[The History of Rome, Book IV by Theodor Mommsen]@TWC D-Link bookThe History of Rome, Book IV CHAPTER VII 52/57
He ventured to overthrow an arrangement as to the elections which had subsisted for a century and a half, and to re-establish the electoral census which had been long obsolete and proscribed.
He ventured practically to withdraw the right of legislation from its two primitive factors, the magistrates and the comitia, and to transfer it to a board which had at no time possessed formally any other privilege in this respect than that of being asked for its advice.( 26) Hardly had any democrat ever exercised justice in forms so tyrannical, or disturbed and remodelled the foundations of the constitution with so reckless an audacity, as this conservative reformer.
But if we look at the substance instead of the form, we reach very different results.
Revolutions have nowhere ended, and least of all in Rome, without demanding a certain number of victims, who under forms more or less borrowed from justice atone for the fault of being vanquished as though it were a crime.

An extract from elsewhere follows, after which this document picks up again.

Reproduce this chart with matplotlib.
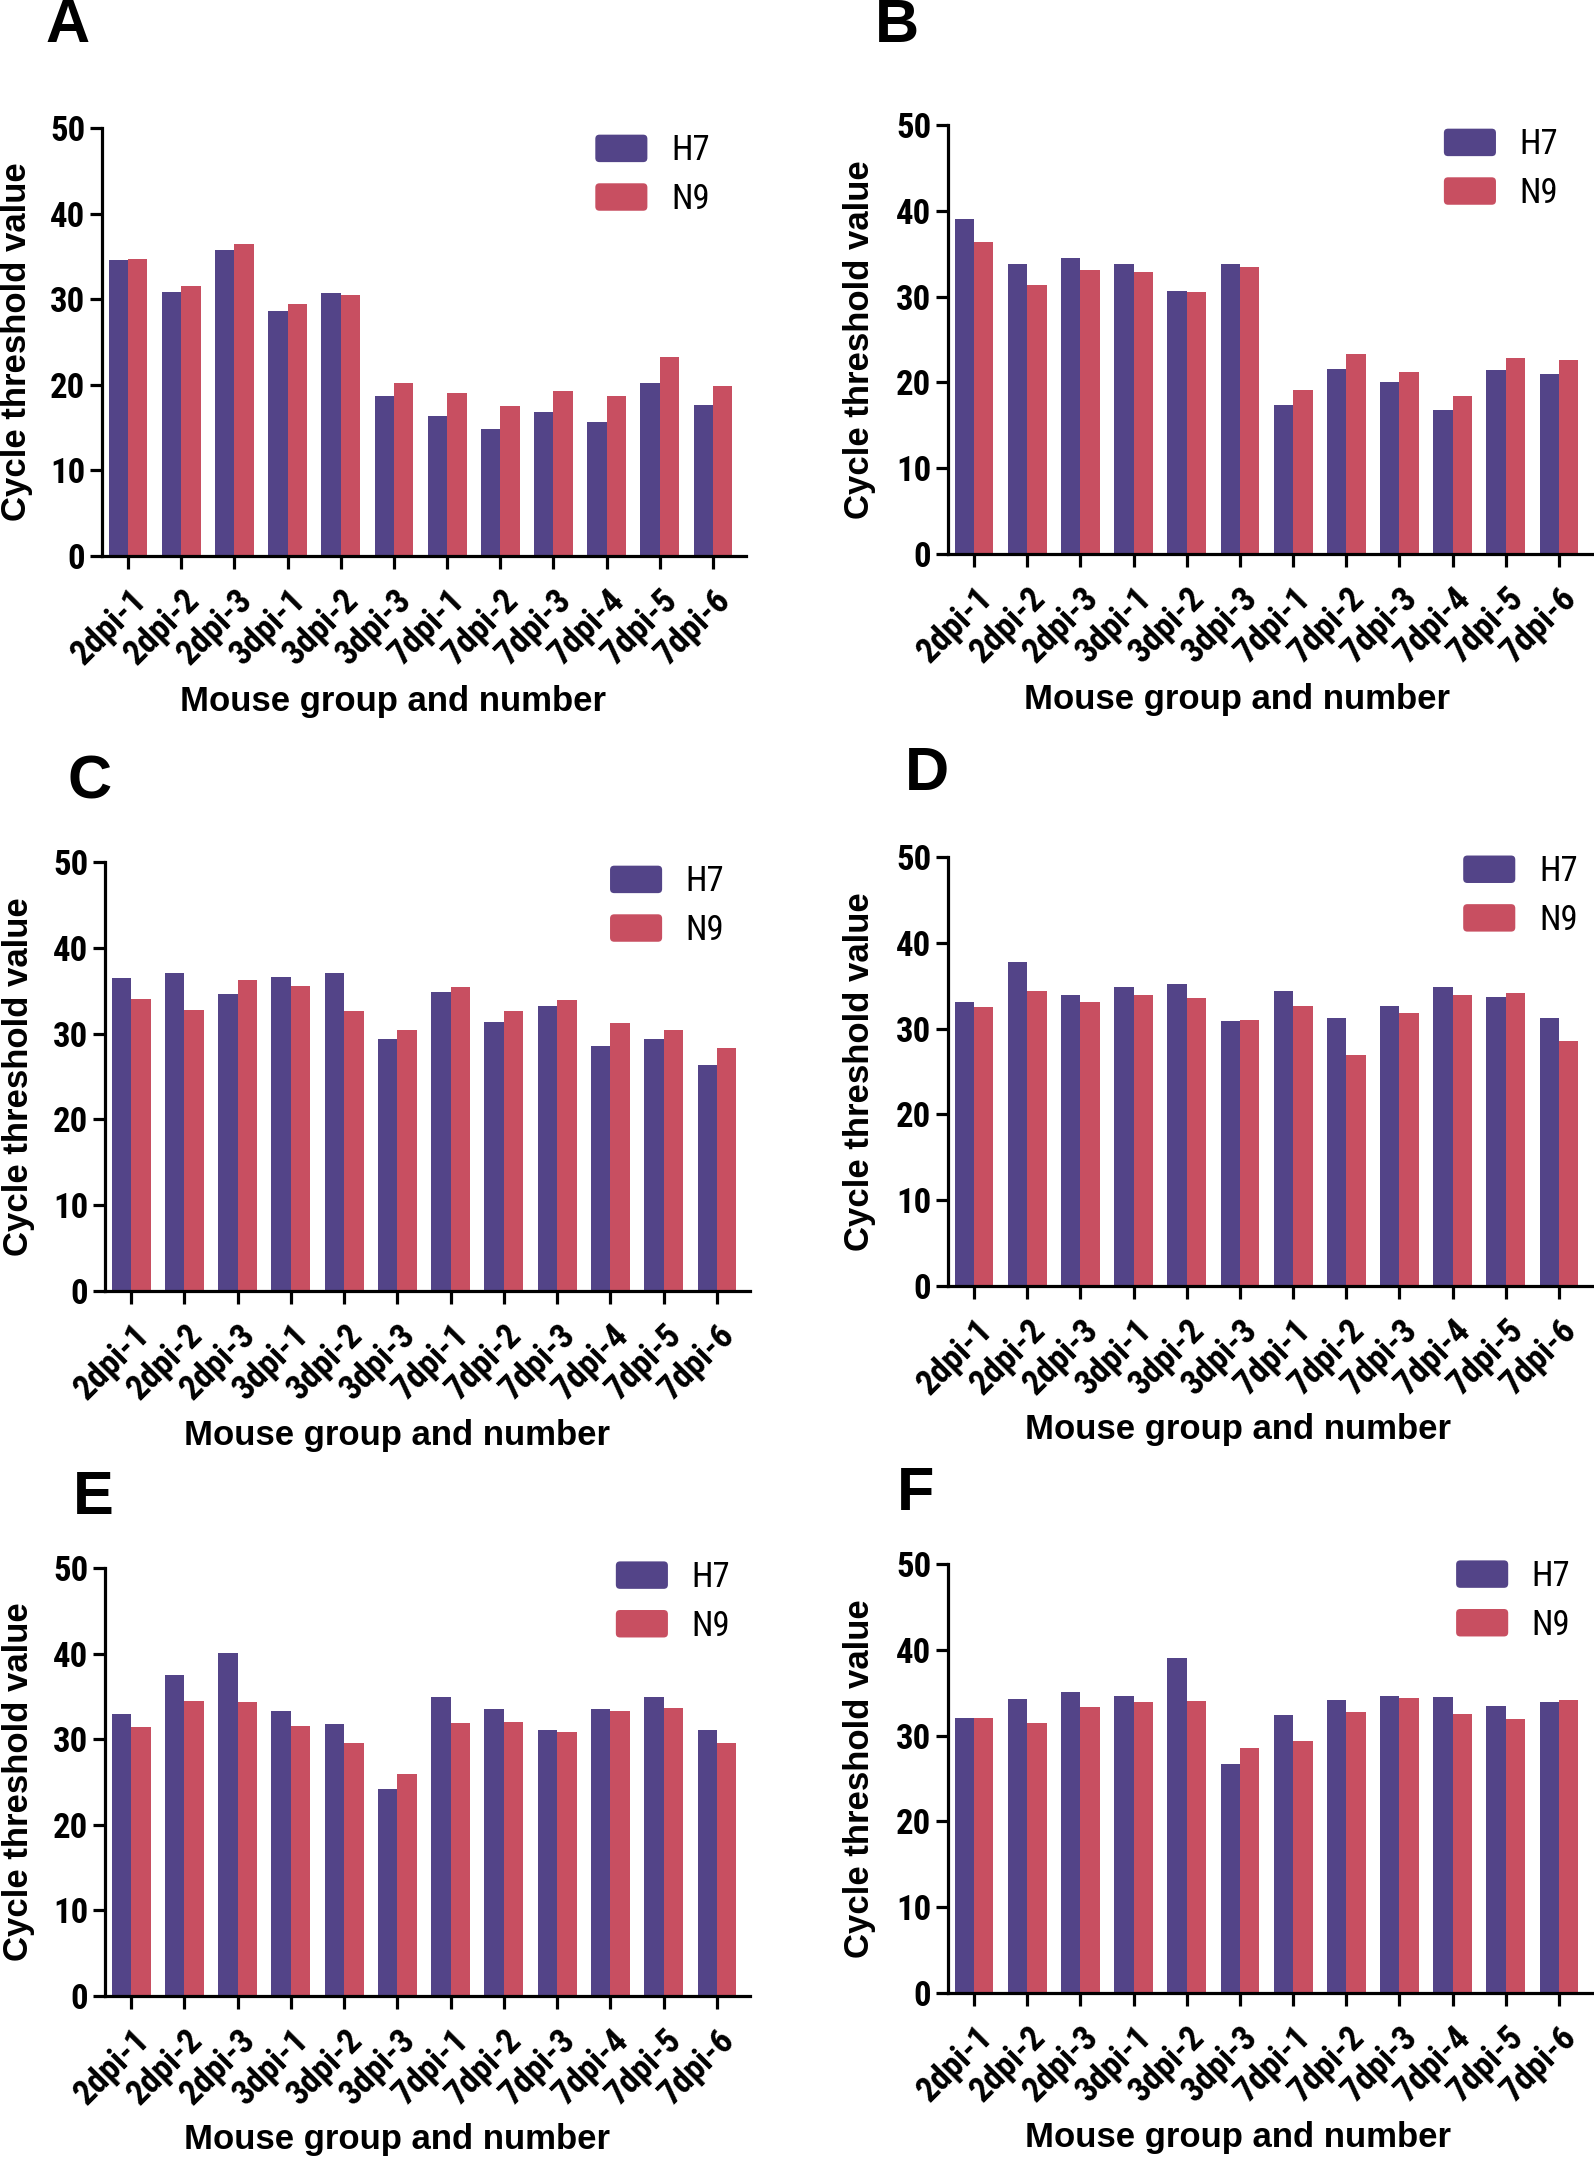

Any one who recalls the succession of prosecutions carried on by the victorious party after the fall of the Gracchi and Saturninus( 27) will be inclined to yield to the victor of the Esquiline market the praise of candour and comparative moderation, in so far as, first he without ceremony accepted as war what was really such and proscribed the men who were defeated as enemies beyond the pale of the law, and, secondly, he limited as far as possible the number of victims and allowed at least no offensive outbreak of fury against inferior persons.